#### Written request:
Please copy the lines below exactly, from the first one through the line showing "years_wa = [2011, 2012, 2013, 2014, 2015, 2016]".

#### Available data:
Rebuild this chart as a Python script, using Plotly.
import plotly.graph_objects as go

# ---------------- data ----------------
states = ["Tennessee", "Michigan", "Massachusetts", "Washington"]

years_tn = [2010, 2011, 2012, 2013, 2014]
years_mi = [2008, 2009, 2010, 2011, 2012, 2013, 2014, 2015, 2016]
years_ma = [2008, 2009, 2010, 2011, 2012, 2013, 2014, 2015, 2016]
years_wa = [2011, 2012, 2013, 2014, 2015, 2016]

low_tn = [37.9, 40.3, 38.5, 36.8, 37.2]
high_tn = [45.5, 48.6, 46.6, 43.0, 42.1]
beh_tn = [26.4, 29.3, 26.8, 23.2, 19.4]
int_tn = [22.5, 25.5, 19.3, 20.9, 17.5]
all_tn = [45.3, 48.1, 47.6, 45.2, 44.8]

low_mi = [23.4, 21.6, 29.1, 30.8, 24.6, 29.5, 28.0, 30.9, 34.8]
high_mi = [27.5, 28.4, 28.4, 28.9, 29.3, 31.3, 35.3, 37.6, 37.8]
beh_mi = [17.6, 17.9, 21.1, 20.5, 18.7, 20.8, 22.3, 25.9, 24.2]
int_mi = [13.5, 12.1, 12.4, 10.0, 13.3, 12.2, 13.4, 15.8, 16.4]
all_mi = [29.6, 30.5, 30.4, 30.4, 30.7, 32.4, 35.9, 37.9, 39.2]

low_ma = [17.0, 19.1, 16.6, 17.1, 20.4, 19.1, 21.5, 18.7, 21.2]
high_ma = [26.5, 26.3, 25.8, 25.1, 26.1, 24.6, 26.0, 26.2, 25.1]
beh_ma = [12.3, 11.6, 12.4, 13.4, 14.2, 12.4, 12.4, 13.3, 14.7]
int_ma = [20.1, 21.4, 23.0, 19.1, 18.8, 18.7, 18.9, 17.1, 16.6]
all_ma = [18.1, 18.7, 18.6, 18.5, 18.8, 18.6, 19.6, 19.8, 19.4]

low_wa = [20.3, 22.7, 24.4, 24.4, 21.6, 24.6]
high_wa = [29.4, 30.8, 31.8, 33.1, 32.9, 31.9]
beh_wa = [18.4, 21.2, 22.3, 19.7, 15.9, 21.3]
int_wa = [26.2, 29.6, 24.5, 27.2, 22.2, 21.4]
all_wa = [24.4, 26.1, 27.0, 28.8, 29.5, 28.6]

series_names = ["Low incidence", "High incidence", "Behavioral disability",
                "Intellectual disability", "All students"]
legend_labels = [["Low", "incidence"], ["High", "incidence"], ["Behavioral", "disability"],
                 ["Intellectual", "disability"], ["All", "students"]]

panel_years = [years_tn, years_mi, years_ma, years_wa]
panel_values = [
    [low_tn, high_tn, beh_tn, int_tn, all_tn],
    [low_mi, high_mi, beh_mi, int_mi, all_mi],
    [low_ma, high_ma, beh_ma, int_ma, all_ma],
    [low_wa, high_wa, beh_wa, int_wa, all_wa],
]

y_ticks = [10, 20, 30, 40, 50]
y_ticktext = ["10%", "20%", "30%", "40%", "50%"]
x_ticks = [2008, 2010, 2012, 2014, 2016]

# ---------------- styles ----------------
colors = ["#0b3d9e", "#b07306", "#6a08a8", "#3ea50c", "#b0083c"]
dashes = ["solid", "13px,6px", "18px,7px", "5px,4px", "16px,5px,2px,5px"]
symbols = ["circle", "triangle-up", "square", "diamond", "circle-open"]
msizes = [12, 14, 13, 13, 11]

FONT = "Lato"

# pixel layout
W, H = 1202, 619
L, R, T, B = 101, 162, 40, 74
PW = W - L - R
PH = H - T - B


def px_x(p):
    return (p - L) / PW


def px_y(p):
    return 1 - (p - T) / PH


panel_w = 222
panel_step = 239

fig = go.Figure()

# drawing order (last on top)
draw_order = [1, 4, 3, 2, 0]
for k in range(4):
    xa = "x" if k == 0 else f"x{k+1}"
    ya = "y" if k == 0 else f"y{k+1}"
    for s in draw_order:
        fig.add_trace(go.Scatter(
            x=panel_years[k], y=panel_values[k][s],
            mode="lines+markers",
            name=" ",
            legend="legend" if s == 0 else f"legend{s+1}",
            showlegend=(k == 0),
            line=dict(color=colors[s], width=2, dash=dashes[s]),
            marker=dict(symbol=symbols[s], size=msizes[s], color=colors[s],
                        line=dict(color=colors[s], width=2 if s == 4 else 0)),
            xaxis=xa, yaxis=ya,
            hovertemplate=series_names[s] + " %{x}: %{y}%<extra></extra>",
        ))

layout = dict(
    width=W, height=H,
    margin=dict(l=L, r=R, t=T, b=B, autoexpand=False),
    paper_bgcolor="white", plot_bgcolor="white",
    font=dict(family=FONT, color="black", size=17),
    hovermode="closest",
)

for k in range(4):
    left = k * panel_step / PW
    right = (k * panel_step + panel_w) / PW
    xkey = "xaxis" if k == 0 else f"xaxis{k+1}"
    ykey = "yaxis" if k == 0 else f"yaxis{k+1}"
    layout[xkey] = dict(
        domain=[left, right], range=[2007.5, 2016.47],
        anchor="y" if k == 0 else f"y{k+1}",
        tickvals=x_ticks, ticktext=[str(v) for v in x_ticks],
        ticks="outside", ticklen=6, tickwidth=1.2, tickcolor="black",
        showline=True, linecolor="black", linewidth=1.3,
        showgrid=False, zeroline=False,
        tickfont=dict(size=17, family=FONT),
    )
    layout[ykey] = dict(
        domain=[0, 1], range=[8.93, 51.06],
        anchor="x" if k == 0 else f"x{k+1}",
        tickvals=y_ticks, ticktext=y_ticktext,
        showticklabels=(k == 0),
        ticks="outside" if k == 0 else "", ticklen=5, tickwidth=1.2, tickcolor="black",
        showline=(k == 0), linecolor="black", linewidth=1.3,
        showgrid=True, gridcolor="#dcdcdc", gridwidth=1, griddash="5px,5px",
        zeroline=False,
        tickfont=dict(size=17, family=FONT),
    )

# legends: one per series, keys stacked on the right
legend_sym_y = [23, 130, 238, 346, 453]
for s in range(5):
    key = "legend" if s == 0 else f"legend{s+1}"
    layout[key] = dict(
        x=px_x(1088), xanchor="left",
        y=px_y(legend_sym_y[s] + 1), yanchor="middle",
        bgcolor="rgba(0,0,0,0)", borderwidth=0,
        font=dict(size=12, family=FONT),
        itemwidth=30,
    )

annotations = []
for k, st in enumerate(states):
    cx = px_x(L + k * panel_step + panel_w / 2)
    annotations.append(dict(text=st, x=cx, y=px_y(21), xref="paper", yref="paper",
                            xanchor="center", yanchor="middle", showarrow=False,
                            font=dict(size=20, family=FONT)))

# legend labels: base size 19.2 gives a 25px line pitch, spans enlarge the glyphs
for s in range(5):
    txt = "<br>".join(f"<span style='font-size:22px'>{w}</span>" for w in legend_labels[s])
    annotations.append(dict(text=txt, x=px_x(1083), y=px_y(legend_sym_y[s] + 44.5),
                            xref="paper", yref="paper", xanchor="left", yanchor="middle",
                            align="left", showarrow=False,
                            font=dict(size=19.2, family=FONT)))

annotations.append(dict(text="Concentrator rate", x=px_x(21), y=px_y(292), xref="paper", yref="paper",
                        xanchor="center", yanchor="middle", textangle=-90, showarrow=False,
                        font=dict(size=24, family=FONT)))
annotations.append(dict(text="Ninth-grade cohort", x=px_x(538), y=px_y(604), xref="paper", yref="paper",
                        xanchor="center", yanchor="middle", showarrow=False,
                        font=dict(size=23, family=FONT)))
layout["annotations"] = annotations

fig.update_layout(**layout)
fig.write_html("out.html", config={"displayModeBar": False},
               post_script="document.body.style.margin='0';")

#### Output for this exercise:
Rebuild this chart as a Python script, using Plotly.
import plotly.graph_objects as go

# ---------------- data ----------------
states = ["Tennessee", "Michigan", "Massachusetts", "Washington"]

years_tn = [2010, 2011, 2012, 2013, 2014]
years_mi = [2008, 2009, 2010, 2011, 2012, 2013, 2014, 2015, 2016]
years_ma = [2008, 2009, 2010, 2011, 2012, 2013, 2014, 2015, 2016]
years_wa = [2011, 2012, 2013, 2014, 2015, 2016]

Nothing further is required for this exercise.